Les rénovateurs en Flandre comptent qu'ils pourraient attirer un ensemble d'électeurs du BLOK, mais il est possible aussi qu'ils aillent chercher leurs voix plutôt chez AGALEV et, partiellement, chez les grands partis. Si, effectivement, ce scénario est plausible, alors le paysage politique en Flandre après juin 1999 en sera modifié, avec, d'une part, une réelle affaiblissement de la «vieille» politique et, d'autre part, une fragmentation de l'opposition avec comme résultat une plus grande instabilité de l'ensemble.
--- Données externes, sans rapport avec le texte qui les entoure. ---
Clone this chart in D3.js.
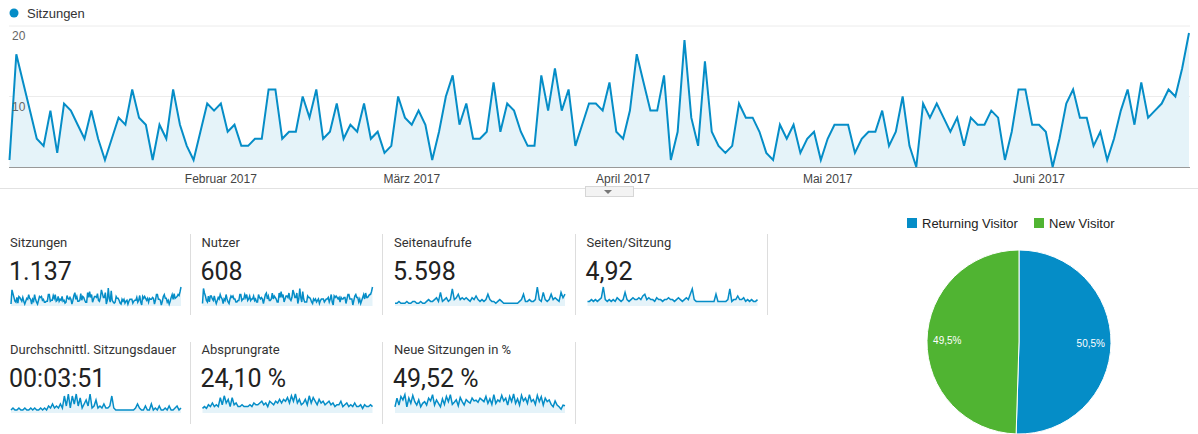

Il est heureux que l'activité politique, quelque importante et lucrative (pour certains) qu'elle soit est seulement un épiphénomène de ce qu'on appelle de plus en plus souvent la «société civile». Alors, la confusion d'aujourd'hui pourrait à terme constituer l'étape préparatoire et salutaire d'un renouvellement effectif de la vie publique, dans laquelle les citoyens exigent de leurs dirigeants qu'ils s'occupent des vrais problèmes de la décennie qui vient dans une Europe sociale et, surtout, qu'ils oeuvrent à une solution créative pour un chômage au taux moralement inacceptable et à l'exclusion. Dans cette optique, la colère froide et qui va s'intensifiant du secteur appelé à tort «soft» est peut-être encore plus importante que les «mouvements blancs» qui s'occupent encore trop des symptômes du malaise au lieu de s'attaquer à ses causes profondes.

Car si la fédéralisation progressive qui n'est rien d'autre, en fait, que le devenir adulte et autonome de la Flandre et de la Wallonie, s'avère incapable d'améliorer la qualité de vie du citoyen moyen, elle a raté son but. Et c'est aujourd'hui le problème: la plupart des Flamands sont convaincus de que l'autonomie va s'intensifier, mais ils redoutent la caricature que constituerait la formation de deux (ou trois?) «petites Belgiques».

Sur la la forme finale de la réforme de l'Etat nous finirons bien par tomber d'accord à travers des concessions réciproques, mélange de chantage et de bonne volonté. Ce qui m'intéresse, c'est la plus-value culturelle, sociale et humaine qui pourrait en être le contenu. A la discussion de tout cela, en tout cas en Flandre, nous nous sommes à peine attelés.